§ **RECORDS PROVIDED**
• • •

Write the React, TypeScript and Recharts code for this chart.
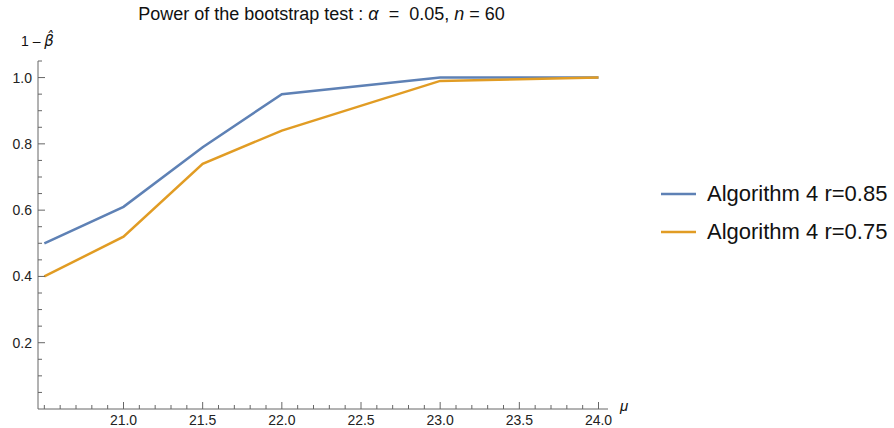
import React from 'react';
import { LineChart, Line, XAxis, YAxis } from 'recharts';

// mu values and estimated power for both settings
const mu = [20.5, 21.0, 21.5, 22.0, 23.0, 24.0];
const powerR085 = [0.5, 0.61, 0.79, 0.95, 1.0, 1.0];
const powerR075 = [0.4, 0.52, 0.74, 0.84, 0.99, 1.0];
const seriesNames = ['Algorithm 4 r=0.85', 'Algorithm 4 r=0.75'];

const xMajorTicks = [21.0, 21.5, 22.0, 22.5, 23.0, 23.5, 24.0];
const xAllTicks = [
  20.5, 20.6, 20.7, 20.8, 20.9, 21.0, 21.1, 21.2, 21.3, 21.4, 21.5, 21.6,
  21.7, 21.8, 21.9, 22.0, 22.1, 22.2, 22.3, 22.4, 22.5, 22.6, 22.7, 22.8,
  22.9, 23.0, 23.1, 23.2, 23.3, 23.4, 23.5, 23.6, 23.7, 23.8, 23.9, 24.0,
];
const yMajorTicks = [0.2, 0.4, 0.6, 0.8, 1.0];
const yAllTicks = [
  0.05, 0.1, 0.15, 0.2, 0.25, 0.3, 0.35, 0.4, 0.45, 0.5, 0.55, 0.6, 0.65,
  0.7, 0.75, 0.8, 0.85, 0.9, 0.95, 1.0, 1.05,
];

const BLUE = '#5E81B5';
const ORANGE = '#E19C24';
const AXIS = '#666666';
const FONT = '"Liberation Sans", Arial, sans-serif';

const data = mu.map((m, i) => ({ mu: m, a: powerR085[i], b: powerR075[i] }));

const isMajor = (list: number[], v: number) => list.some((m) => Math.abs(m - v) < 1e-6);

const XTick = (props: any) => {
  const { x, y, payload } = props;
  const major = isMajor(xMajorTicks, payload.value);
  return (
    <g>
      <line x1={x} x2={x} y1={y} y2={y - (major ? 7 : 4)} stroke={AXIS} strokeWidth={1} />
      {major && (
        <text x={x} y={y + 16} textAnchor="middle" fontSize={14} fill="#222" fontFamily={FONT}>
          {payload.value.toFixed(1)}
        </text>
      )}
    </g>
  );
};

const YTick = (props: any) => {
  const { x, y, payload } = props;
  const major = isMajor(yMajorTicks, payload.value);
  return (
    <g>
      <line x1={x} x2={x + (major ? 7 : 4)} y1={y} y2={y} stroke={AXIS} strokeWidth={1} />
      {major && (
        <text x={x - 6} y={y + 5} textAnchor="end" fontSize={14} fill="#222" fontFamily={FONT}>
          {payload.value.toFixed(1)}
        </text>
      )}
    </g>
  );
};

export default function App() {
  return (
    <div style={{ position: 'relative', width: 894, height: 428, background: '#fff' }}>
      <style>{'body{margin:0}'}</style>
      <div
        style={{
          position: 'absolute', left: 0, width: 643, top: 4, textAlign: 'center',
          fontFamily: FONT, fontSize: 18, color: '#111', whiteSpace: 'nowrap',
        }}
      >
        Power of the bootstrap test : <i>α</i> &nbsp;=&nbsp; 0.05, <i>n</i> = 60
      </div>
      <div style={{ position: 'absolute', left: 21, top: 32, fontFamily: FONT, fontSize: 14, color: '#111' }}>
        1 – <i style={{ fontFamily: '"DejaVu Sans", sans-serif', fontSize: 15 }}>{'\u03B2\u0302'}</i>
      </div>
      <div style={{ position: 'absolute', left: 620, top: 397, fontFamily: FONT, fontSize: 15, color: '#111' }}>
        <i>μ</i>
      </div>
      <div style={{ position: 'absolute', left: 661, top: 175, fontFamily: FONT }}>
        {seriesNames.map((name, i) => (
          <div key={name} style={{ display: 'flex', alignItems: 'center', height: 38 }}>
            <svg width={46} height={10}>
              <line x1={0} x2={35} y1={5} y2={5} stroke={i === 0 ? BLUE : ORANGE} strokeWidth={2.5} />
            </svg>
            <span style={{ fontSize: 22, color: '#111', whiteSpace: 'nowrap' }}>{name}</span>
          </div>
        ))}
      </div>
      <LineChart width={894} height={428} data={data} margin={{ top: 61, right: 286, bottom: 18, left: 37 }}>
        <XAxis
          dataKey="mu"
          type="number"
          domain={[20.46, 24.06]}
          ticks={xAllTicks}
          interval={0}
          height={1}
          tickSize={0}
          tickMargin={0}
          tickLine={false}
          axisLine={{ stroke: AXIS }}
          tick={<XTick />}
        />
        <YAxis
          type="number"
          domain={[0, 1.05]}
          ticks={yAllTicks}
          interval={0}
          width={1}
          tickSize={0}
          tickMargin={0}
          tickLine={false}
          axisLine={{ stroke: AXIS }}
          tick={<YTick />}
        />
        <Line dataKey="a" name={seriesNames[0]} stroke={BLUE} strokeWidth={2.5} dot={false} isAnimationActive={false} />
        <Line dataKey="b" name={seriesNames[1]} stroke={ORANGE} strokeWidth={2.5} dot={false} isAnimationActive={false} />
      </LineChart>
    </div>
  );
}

• • •

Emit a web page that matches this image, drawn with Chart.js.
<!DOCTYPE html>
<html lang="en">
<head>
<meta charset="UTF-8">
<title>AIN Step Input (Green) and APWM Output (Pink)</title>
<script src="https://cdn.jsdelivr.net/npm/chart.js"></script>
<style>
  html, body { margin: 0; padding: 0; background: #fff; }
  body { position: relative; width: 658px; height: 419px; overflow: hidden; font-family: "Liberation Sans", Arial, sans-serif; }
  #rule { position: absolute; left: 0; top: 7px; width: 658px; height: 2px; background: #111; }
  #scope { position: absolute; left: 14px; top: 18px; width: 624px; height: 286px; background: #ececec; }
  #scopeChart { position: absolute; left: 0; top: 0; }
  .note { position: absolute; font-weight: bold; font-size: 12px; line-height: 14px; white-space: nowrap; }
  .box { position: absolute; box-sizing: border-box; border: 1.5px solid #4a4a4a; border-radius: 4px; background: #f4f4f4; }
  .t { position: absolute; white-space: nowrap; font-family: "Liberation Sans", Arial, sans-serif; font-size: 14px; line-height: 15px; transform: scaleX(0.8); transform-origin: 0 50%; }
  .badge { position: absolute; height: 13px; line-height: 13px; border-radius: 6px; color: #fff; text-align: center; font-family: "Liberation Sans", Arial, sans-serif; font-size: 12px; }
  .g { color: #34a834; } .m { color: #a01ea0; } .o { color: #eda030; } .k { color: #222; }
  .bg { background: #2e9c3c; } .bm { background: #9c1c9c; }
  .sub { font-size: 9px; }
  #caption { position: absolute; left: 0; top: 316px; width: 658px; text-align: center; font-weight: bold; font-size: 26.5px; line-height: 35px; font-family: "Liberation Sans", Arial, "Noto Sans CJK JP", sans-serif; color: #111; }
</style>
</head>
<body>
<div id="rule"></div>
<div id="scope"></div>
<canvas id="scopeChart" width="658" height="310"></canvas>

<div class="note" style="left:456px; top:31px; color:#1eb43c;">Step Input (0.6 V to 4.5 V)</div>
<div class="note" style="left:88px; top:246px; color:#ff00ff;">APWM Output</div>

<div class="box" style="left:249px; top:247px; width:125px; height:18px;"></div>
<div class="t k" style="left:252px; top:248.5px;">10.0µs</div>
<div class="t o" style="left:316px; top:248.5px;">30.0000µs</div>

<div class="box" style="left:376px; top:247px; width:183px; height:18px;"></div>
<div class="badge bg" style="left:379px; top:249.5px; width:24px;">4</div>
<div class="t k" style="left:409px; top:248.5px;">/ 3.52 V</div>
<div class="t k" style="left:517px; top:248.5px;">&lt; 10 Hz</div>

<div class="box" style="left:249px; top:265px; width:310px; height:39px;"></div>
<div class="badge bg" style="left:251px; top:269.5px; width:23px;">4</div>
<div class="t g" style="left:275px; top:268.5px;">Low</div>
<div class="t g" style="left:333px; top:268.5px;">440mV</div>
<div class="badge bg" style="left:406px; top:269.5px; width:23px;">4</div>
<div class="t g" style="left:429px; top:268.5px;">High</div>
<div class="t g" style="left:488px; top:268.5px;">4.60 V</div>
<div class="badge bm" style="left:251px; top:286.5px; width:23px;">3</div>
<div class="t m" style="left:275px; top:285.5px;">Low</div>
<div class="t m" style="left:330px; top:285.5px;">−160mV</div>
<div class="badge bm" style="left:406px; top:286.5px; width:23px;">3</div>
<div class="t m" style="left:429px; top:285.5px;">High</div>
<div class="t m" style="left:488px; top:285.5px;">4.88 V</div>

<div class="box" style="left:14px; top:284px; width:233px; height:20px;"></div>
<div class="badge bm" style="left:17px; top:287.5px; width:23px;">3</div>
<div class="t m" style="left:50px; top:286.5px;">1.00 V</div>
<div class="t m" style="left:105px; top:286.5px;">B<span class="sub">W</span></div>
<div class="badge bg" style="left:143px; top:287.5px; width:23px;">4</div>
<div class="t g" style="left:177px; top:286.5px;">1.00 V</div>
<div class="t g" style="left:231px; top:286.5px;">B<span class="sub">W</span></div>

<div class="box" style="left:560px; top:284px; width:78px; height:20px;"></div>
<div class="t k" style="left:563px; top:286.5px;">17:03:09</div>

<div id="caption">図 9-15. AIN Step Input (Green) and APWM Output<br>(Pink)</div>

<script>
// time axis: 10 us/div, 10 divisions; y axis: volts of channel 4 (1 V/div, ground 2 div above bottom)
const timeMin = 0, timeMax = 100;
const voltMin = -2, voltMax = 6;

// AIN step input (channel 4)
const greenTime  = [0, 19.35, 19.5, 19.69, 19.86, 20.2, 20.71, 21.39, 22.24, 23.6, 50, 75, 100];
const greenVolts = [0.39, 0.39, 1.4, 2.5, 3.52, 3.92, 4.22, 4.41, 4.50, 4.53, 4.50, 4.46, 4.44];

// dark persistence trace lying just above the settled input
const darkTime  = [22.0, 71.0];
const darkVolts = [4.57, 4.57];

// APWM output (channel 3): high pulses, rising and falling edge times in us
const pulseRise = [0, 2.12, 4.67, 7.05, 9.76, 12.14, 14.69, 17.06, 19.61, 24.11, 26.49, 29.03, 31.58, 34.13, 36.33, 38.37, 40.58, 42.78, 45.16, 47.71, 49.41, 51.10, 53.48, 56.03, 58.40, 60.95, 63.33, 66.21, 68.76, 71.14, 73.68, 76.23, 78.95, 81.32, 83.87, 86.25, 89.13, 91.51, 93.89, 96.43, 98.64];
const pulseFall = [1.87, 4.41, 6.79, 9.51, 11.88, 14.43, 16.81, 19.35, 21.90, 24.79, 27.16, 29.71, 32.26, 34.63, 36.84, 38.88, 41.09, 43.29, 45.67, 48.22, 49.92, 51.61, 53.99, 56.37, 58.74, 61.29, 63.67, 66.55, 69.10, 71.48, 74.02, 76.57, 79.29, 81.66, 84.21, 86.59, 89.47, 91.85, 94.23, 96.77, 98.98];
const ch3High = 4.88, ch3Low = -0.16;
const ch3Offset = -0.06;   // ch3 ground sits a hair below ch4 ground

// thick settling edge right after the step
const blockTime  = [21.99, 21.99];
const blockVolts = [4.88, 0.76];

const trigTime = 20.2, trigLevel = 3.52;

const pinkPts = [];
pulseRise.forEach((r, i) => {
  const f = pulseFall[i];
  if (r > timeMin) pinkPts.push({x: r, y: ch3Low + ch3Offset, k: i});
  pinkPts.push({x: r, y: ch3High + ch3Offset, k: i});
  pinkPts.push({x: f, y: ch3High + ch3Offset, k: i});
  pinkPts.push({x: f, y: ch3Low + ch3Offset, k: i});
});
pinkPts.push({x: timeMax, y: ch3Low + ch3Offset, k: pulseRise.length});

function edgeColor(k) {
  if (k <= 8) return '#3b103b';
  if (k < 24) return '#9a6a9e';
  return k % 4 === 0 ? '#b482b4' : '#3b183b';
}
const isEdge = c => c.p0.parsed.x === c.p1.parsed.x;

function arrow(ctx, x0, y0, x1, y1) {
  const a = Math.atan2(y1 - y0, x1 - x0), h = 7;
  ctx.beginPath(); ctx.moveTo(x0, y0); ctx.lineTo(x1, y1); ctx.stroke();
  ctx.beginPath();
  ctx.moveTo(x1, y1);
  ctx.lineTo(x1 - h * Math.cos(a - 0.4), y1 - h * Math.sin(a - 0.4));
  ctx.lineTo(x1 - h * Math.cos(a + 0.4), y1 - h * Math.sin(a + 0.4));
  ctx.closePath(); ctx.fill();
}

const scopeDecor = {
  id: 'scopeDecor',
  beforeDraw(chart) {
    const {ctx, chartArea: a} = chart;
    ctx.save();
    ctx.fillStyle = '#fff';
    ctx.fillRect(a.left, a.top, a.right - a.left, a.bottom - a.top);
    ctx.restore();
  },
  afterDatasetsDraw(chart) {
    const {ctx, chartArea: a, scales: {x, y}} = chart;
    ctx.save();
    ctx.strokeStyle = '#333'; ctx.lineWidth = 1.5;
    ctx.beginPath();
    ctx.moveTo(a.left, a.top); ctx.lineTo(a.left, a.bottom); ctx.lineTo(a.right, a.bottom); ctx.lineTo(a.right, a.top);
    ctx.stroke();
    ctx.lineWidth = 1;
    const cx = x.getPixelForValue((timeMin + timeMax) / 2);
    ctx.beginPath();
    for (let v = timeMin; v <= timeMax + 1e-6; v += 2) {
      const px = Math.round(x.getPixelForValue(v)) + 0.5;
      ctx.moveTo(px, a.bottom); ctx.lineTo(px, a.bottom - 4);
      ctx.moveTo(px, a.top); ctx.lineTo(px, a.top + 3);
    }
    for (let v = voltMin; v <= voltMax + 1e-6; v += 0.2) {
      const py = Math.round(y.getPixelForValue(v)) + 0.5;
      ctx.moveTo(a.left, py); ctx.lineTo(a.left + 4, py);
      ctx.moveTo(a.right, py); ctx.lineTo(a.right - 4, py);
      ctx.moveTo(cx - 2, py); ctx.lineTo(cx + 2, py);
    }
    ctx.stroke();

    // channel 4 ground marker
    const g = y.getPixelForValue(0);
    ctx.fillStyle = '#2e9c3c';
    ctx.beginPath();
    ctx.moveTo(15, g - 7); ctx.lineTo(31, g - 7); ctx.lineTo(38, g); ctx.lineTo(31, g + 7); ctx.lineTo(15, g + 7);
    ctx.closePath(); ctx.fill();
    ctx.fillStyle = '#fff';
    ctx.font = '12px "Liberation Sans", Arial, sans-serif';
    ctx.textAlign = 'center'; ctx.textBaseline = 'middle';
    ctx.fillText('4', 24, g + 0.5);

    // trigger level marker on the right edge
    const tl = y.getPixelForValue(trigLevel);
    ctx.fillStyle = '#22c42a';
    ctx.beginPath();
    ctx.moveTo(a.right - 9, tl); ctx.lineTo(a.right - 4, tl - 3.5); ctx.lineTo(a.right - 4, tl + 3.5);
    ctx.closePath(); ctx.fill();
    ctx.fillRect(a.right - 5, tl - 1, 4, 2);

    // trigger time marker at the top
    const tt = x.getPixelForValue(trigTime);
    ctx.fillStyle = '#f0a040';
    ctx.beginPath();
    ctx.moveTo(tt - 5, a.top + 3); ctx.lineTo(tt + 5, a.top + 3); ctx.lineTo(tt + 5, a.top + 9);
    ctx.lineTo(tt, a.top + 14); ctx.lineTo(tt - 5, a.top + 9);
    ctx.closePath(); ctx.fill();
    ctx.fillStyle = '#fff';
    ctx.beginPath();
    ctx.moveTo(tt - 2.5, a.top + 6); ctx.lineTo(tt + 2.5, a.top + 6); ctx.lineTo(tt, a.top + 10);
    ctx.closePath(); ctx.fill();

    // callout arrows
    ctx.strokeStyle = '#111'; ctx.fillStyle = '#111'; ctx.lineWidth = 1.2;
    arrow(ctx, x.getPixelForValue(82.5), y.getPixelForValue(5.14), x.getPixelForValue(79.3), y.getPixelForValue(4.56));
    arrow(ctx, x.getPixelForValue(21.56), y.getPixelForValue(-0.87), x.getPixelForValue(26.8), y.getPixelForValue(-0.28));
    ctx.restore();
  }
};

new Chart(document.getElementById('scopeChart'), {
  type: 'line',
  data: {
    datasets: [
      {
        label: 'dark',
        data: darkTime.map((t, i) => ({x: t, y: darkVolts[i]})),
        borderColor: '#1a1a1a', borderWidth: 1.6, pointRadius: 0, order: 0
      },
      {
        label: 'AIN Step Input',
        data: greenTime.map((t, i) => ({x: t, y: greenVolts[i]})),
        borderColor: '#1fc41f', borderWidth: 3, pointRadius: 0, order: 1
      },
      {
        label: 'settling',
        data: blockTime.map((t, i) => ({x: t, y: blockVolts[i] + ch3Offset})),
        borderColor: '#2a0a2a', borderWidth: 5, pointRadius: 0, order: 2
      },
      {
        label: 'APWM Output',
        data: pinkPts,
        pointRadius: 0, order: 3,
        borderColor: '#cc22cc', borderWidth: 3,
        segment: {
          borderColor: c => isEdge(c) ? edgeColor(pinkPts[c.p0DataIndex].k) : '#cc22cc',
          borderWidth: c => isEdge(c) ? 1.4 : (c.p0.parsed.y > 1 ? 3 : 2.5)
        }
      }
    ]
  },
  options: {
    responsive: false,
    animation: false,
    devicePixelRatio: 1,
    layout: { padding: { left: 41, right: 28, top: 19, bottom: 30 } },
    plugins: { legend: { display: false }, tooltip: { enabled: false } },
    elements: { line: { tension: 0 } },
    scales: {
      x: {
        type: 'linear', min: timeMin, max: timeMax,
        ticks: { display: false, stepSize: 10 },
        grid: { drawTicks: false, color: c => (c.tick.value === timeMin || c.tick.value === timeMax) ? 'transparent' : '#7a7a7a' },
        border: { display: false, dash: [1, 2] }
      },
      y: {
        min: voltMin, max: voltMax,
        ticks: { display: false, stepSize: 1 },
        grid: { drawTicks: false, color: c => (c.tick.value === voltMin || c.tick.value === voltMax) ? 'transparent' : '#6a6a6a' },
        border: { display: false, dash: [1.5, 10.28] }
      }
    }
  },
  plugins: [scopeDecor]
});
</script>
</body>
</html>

• • •

§ **WHAT IS REQUIRED**
Starting at the line containing "Write the React, TypeScript" and stopping after the line containing "const seriesNames = ['Algorithm", give the lines again exactly and leave out every image.

§ **RESULT BELOW**
Write the React, TypeScript and Recharts code for this chart.
import React from 'react';
import { LineChart, Line, XAxis, YAxis } from 'recharts';

// mu values and estimated power for both settings
const mu = [20.5, 21.0, 21.5, 22.0, 23.0, 24.0];
const powerR085 = [0.5, 0.61, 0.79, 0.95, 1.0, 1.0];
const powerR075 = [0.4, 0.52, 0.74, 0.84, 0.99, 1.0];
const seriesNames = ['Algorithm 4 r=0.85', 'Algorithm 4 r=0.75'];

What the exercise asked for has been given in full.